Q: Why are people buying wind turbines for their homes today?

A: There is a combination of things that drive consumers to want to buy small wind systems. Generally, you have to have wind, of course. And there may be emotional need for something: it might be climate change or energy security. Almost everyone is simply looking for a way to reduce their monthly energy bill.

Texas doesn’t have any other incentives outside the federal 30 percent tax credit, and yet it’s our number one market. Texans seem to love the traditional windmill and our product offers them the modern version of the windmill.

The other areas are the Northeast -- from Maine to Pennsylvania. We have hundreds and hundreds of machines in those areas.

Q: How much is it reducing utility bills?

A: It can reduce electric bills by 15 to 20 percent. Two [turbines] may be 45 to 70 percent. It depends on what the wind speed is in the area and how much energy the home consumes.


Q: What is going to happen to the small wind business over the next 20 years?

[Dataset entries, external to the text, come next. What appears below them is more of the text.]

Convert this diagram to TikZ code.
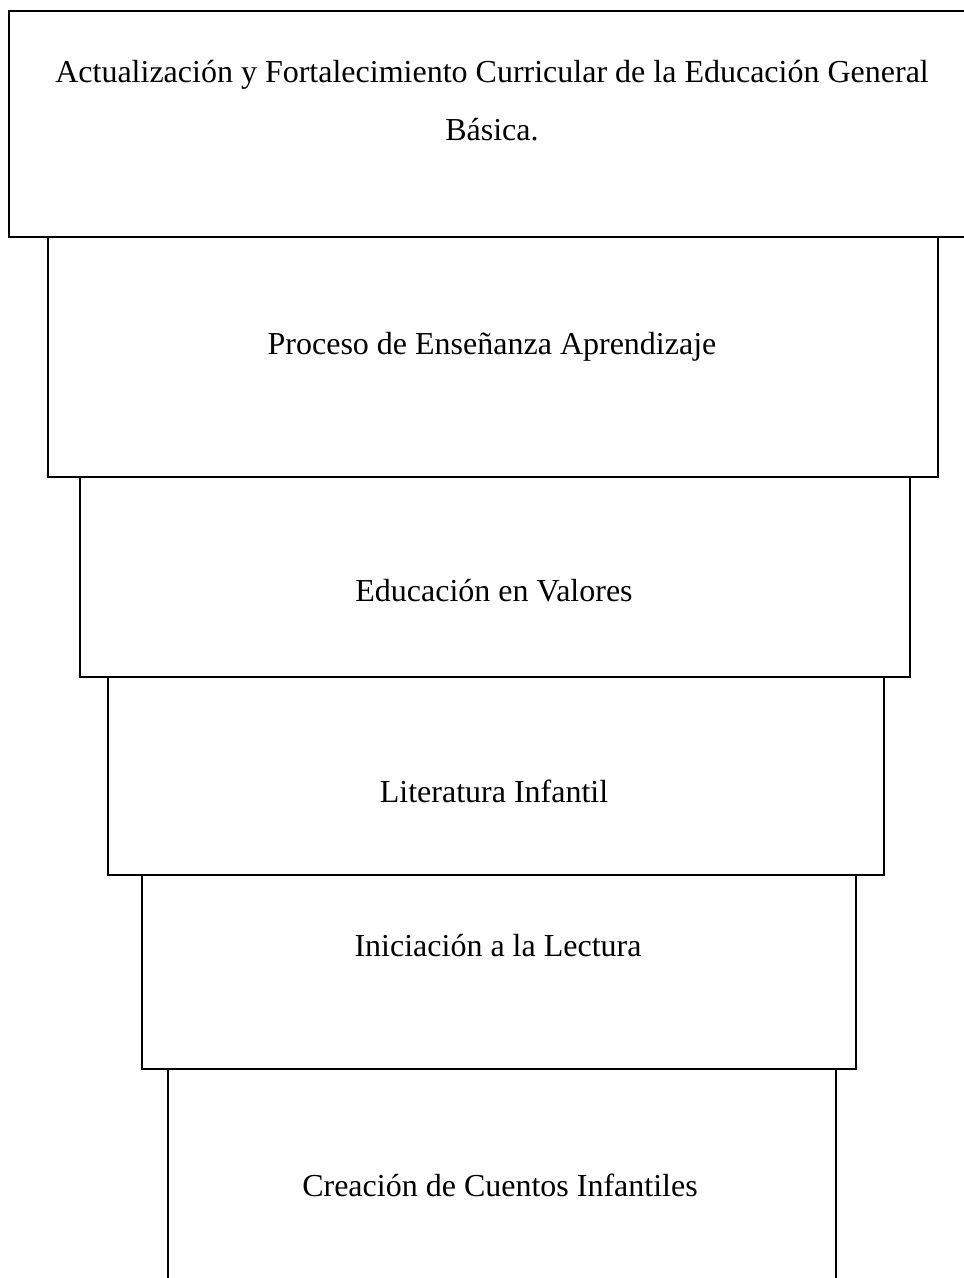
\documentclass[tikz,border=0pt]{standalone}
\usepackage{fontspec}
\setmainfont{Liberation Serif}
\begin{document}
\begin{tikzpicture}[x=1pt,y=-1pt,
    caja/.style={draw,line width=2pt,inner sep=0pt,anchor=north west},
    texto/.style={anchor=base,inner sep=0pt,align=center,
        font=\fontsize{32}{58}\selectfont}]
    \useasboundingbox (0,0) rectangle (964,1278);
    % escalones
    \node[caja,minimum width=962pt,minimum height=226pt] (b1) at (8,10) {};
    \node[caja,minimum width=890pt,minimum height=240pt] (b2) at (47,236) {};
    \node[caja,minimum width=830pt,minimum height=200pt] (b3) at (79,476) {};
    \node[caja,minimum width=776pt,minimum height=198pt] (b4) at (107,676) {};
    \node[caja,minimum width=714pt,minimum height=194pt] (b5) at (141,874) {};
    \node[caja,minimum width=668pt,minimum height=260pt] (b6) at (167,1068) {};
    % textos (base = ultima linea)
    \node[texto] (t1) at (492,140) {Actualización y Fortalecimiento Curricular de la Educación General\\Básica.};
    \node[texto] (t2) at (492,354) {Proceso de Enseñanza Aprendizaje};
    \node[texto] (t3) at (494,601) {Educación en Valores};
    \node[texto] (t4) at (494,802) {Literatura Infantil};
    \node[texto] (t5) at (498,956) {Iniciación a la Lectura};
    \node[texto] (t6) at (500,1196) {Creación de Cuentos Infantiles};
\end{tikzpicture}
\end{document}
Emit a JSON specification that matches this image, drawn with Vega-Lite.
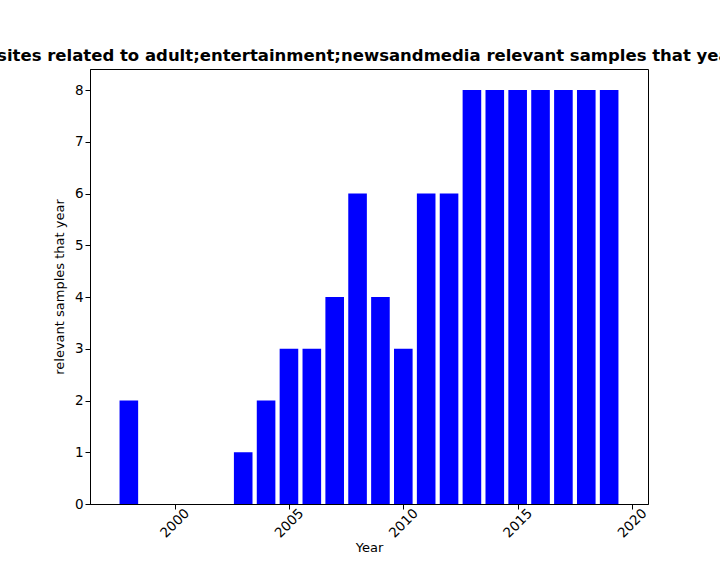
{
  "$schema": "https://vega.github.io/schema/vega-lite/v6.json",
  "width": 558,
  "height": 435,
  "autosize": "none",
  "padding": {"left": 90, "top": 69, "right": 72, "bottom": 72},
  "background": "white",
  "config": {
    "font": "DejaVu Sans",
    "view": {"stroke": "black", "strokeWidth": 1},
    "axis": {"grid": false, "domainColor": "black", "tickColor": "black", "labelColor": "black", "titleColor": "black", "labelFontSize": 13.5, "titleFontSize": 13, "titleFontWeight": "normal", "labelFont": "DejaVu Sans", "titleFont": "DejaVu Sans"}
  },
  "title": {
    "text": "Number of sites related to adult;entertainment;newsandmedia relevant samples that year in per year",
    "fontSize": 16.5,
    "fontWeight": "bold",
    "font": "DejaVu Sans",
    "anchor": "middle",
    "offset": 5,
    "color": "black"
  },
  "data": {
    "values": [
      {"year": 1998, "count": 2},
      {"year": 2003, "count": 1},
      {"year": 2004, "count": 2},
      {"year": 2005, "count": 3},
      {"year": 2006, "count": 3},
      {"year": 2007, "count": 4},
      {"year": 2008, "count": 6},
      {"year": 2009, "count": 4},
      {"year": 2010, "count": 3},
      {"year": 2011, "count": 6},
      {"year": 2012, "count": 6},
      {"year": 2013, "count": 8},
      {"year": 2014, "count": 8},
      {"year": 2015, "count": 8},
      {"year": 2016, "count": 8},
      {"year": 2017, "count": 8},
      {"year": 2018, "count": 8},
      {"year": 2019, "count": 8}
    ]
  },
  "mark": {"type": "bar", "color": "blue", "width": 18.6},
  "encoding": {
    "x": {
      "field": "year",
      "type": "quantitative",
      "title": "Year",
      "scale": {"domain": [1996.52, 2020.48], "nice": false, "zero": false},
      "axis": {"values": [2000, 2005, 2010, 2015, 2020], "format": "d", "labelAngle": -45, "labelAlign": "center", "labelBaseline": "middle", "labelPadding": 14, "titlePadding": 2}
    },
    "y": {
      "field": "count",
      "type": "quantitative",
      "title": "relevant samples that year",
      "scale": {"domain": [0, 8.406], "nice": false},
      "axis": {"values": [0, 1, 2, 3, 4, 5, 6, 7, 8], "titlePadding": 8}
    }
  }
}
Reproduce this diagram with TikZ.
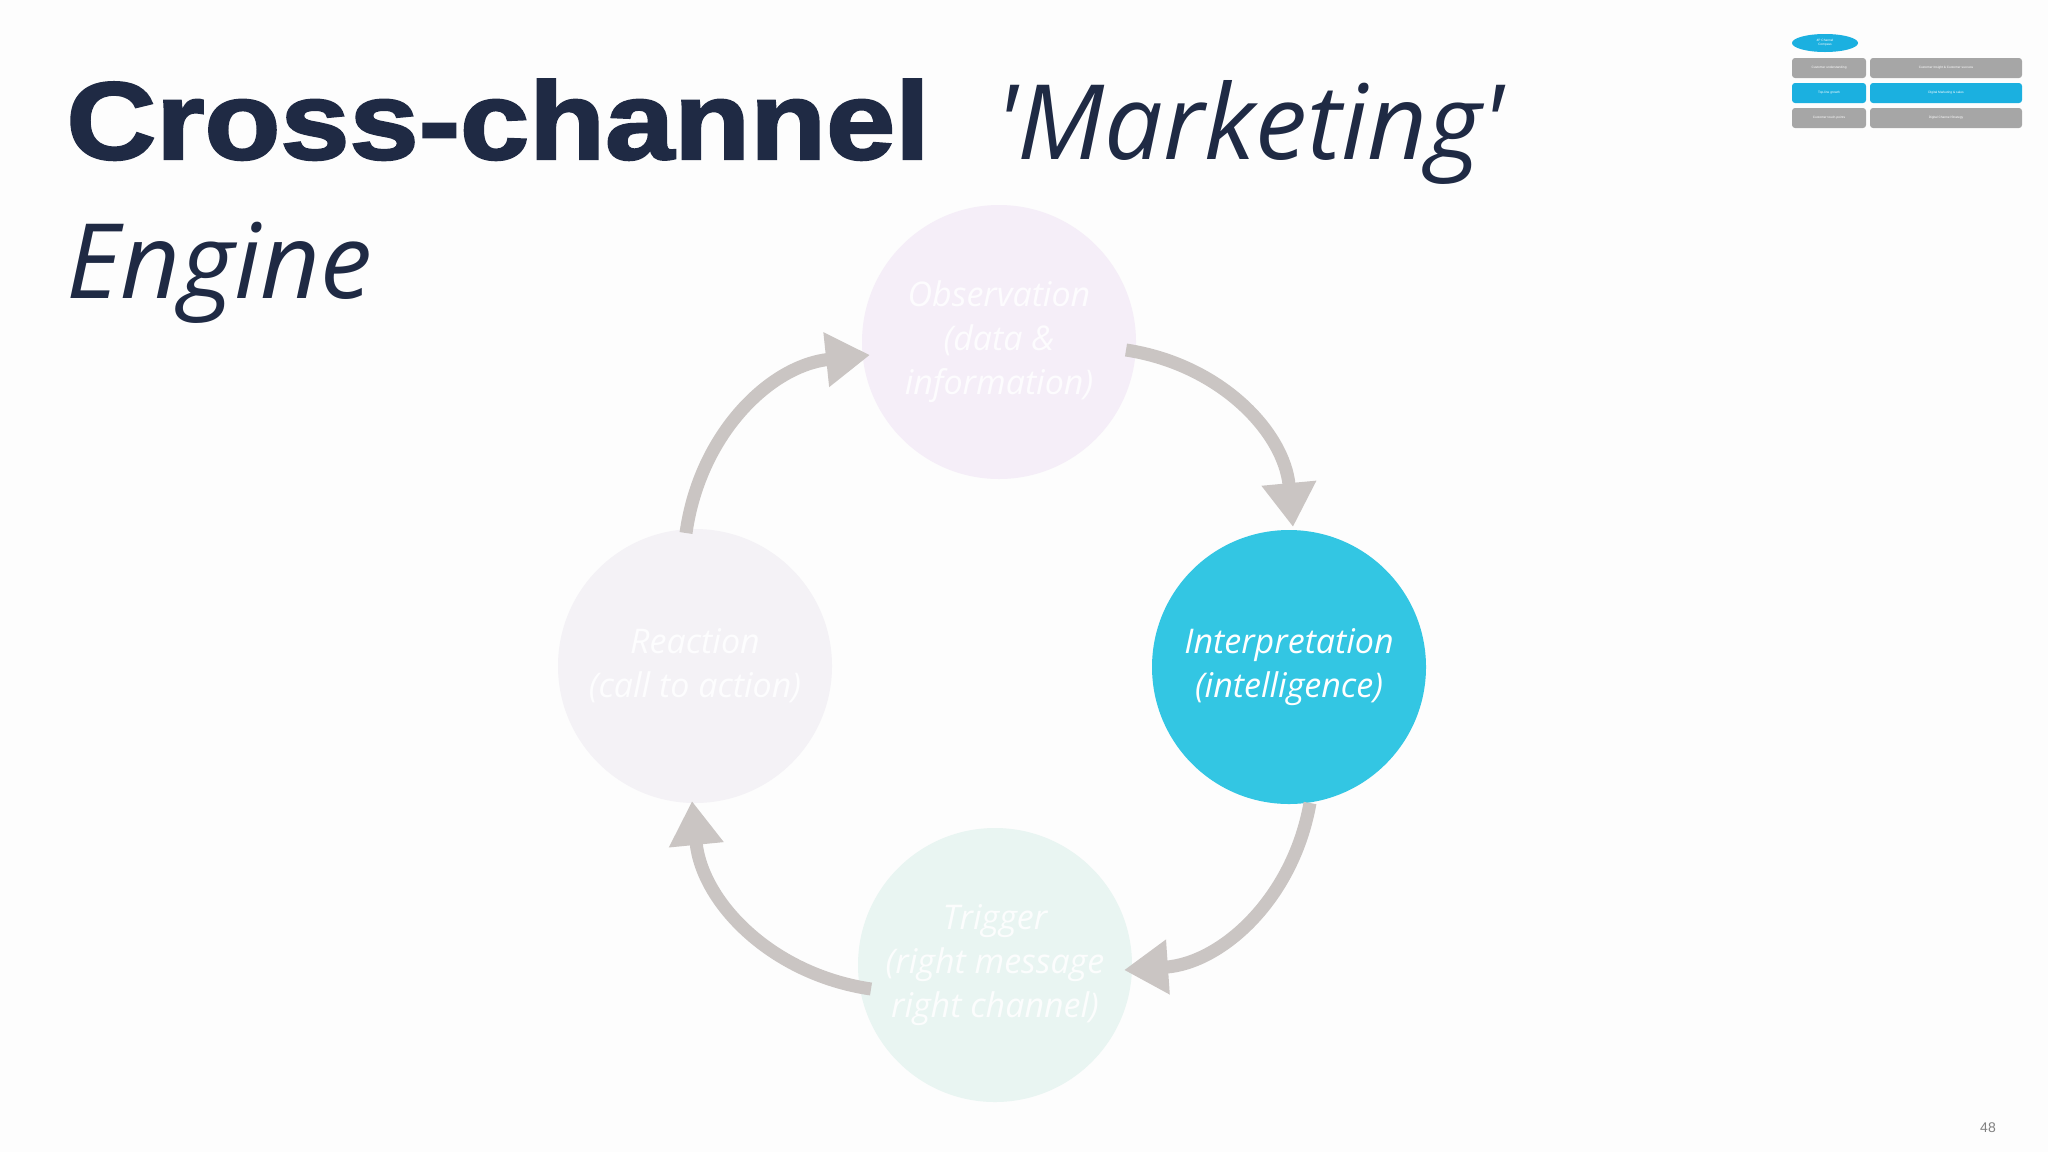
\documentclass[tikz,border=0pt]{standalone}
\usepackage{fontspec}
\setmainfont{Liberation Sans}
\newfontfamily\heavy{Liberation Sans}[FakeBold=2.2,FakeStretch=1.13]
\newfontfamily\lit{Open Sans}
\usetikzlibrary{arrows.meta,shapes.geometric}
\definecolor{bg}{HTML}{FDFDFD}
\definecolor{navy}{HTML}{1F2A44}
\definecolor{arr}{HTML}{CAC5C3}
\definecolor{cyanc}{HTML}{33C6E3}
\definecolor{obs}{HTML}{F5EEF8}
\definecolor{rea}{HTML}{F4F2F6}
\definecolor{trg}{HTML}{E9F5F2}
\definecolor{mgray}{HTML}{A6A6A6}
\definecolor{mblue}{HTML}{1BB0E0}
\tikzset{
 cyc/.style={circle,minimum size=137pt,inner sep=0pt,align=center,font=\lit\itshape\fontsize{17}{22}\selectfont},
 carrow/.style={draw=arr,line width=6.5pt,-{Triangle[length=22pt,width=26pt]}},
 mini/.style={rounded corners=1.5pt,inner sep=0pt,font=\fontsize{1.6}{2}\selectfont,text=white},
}
\begin{document}
\begin{tikzpicture}[x=0.5pt,y=-0.5pt]
\useasboundingbox (0,0) rectangle (2048,1152);
\fill[bg] (0,0) rectangle (2048,1152);
\node[anchor=base west,inner sep=0,text=navy,font=\heavy\bfseries\fontsize{55}{60}\selectfont] (t1) at (66,159) {Cross-channel};
\node[anchor=base west,inner sep=0,text=navy,font=\lit\itshape\fontsize{52}{60}\selectfont] (t2) at (995,159) {'Marketing'};
\node[anchor=base west,inner sep=0,text=navy,font=\lit\itshape\fontsize{52}{60}\selectfont] (t3) at (66,298) {Engine};
\node[cyc,fill=obs,text=white!85!obs] (o) at (999,342) {\raisebox{6pt}{}Observation\\(data \&\\information)};
\node[cyc,fill=cyanc,text=white] (i) at (1289,667) {Interpretation\\(intelligence)};
\node[cyc,fill=trg,text=white!85!trg] (tr) at (995,965) {Trigger\\(right message\\right channel)};
\node[cyc,fill=rea,text=white!85!rea] (r) at (695,666) {Reaction\\(call to action)};
\coordinate (a1s) at (1126,350); \coordinate (a1e) at (1293,527);
\coordinate (a2s) at (1310,803); \coordinate (a2e) at (1124,970);
\coordinate (a3s) at (871,989);  \coordinate (a3e) at (692,801);
\coordinate (a4s) at (686,533);  \coordinate (a4e) at (870,355);
\draw[carrow] (a1s) to[bend left=38] (a1e);
\draw[carrow] (a2s) to[bend left=38] (a2e);
\draw[carrow] (a3s) to[bend left=38] (a3e);
\draw[carrow] (a4s) to[bend left=38] (a4e);
\node[ellipse,fill=mblue,minimum width=33pt,minimum height=9pt,inner sep=0,font=\fontsize{1.6}{2}\selectfont,text=white,align=center] (m0) at (1825,43) {4P Channel\\Compass};
\node[mini,fill=mgray,minimum width=37pt,minimum height=10pt] (m1) at (1829,68) {Customer understanding};
\node[mini,fill=mgray,minimum width=76pt,minimum height=10pt] (m2) at (1946,68) {Customer Insight \& Customer success};
\node[mini,fill=mblue,minimum width=37pt,minimum height=10pt] (m3) at (1829,93) {Top-line growth};
\node[mini,fill=mblue,minimum width=76pt,minimum height=10pt] (m4) at (1946,93) {Digital Marketing \& sales};
\node[mini,fill=mgray,minimum width=37pt,minimum height=10pt] (m5) at (1829,118) {Customer touch-points};
\node[mini,fill=mgray,minimum width=76pt,minimum height=10pt] (m6) at (1946,118) {Digital Channel Strategy};
\node[text=gray,font=\fontsize{7}{8}\selectfont] (pg) at (1988,1128) {48};
\end{tikzpicture}
\end{document}
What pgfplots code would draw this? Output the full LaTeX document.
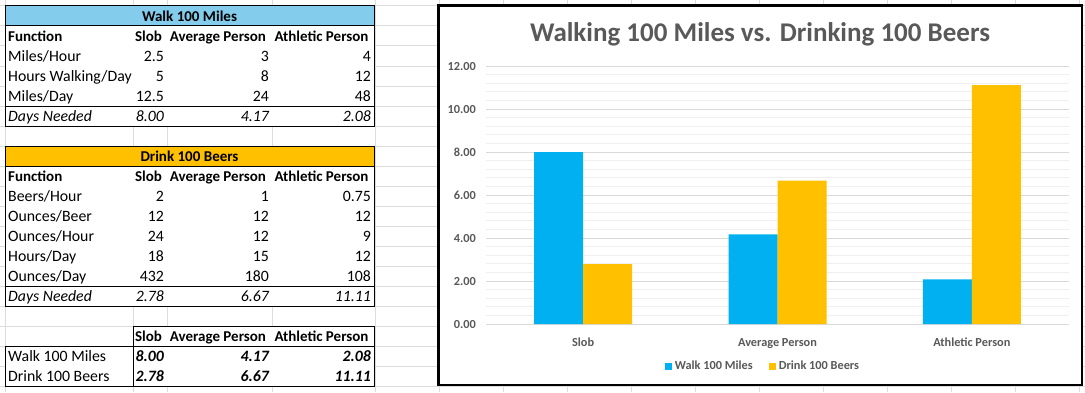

A: I am convinced that how Americans consume energy in the home is evolving and there is a dividing line growing between distributed and non-distributed technologies. 

President Obama, for example, has pushed the importance of efficiency in homes. We’ve got a lot of proposed and existing pieces of legislation—Cash for Caulkers and programs that are designed to make your home more efficient. Recovery Act funds have been heavily targeted towards efficiency in the home, and at the same time, there is a push on distributed energy for homes from a solar array or wind turbine.

That whole movement is growing like I have never seen it before. And, at the same time, we are seeing a lot of more demand for large scale utility systems.

Will I see wind turbines in everyone’s backyard? Probably not. There are about 125 million homes in the U.S. We think there are about 13 million homes with the right amount of wind and land that makes it appropriate for a wind turbine. But, that is enough to create a billion dollar industry while at the same time creating thousands of new jobs in rural America.

There is significant opportunity there.